Un manque criant de financement : c’est ce qui arrive également au seul pays non africain sur la liste, le Honduras, qui apparaît dans les dix premières places pour la première fois. Plus de trois millions de personnes ont besoin d’aide humanitaire, déplacées par la violence des groupes criminels ou par la crise climatique. S’y ajoutent quelque 800 000 migrants venant de partout dans le monde qui transitent par le pays avec l’objectif de se rendre aux États-Unis.

Un enfant et une femme assis sur une chaîne de trottoir tiennent des pancartes.

Des migrants vénézuéliens en route vers les États-Unis demandent de l'argent dans une rue de Tegucigalpa, au Honduras, le 19 septembre 2023.

Photo : Getty Images / ORLANDO SIERRA

Malgré les besoins humanitaires et le nombre très important de personnes touchées, le Honduras était le pays le moins bien financé au monde dans les plans de réponse humanitaire, souligne Ernesto Lorda, responsable du Nord de l'Amérique centrale au CNR.

Le pays fait face à une crise de protection, avec des gens menacés par le crime organisé et qui n’ont d’autre solution que de quitter leur patrie, explique-t-il.
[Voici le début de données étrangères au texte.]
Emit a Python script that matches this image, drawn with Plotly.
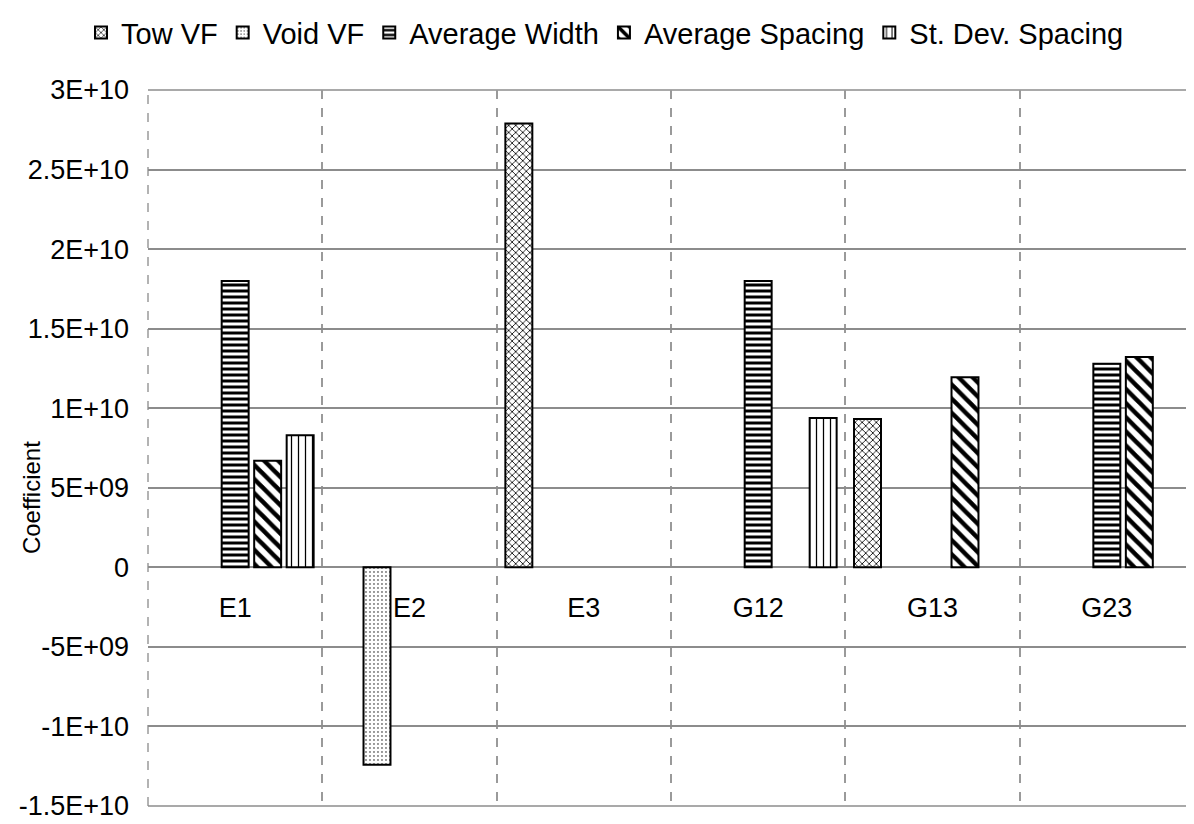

C'est le grand changement que nous voyons dans le flux de déplacés : on ne parle pas seulement de jeunes qui partent pour des questions économiques, mais de familles entières, avec des enfants et des personnes âgées, qui fuient la violence.

De plus, on examine cette crise sous la perspective purement migratoire, comme si c’était un problème des Américains. Pourtant, précise M. Lorda, on trouve au Honduras des gens de plus de 110 nationalités différentes.

Le problème dépasse le Honduras, estime-t-il, et même l’Amérique centrale.

Des pays comme le Honduras, le Guatemala et le Mexique subissent les conséquences de crises qui surviennent dans d'autres parties du monde et qui poussent les gens à fuir.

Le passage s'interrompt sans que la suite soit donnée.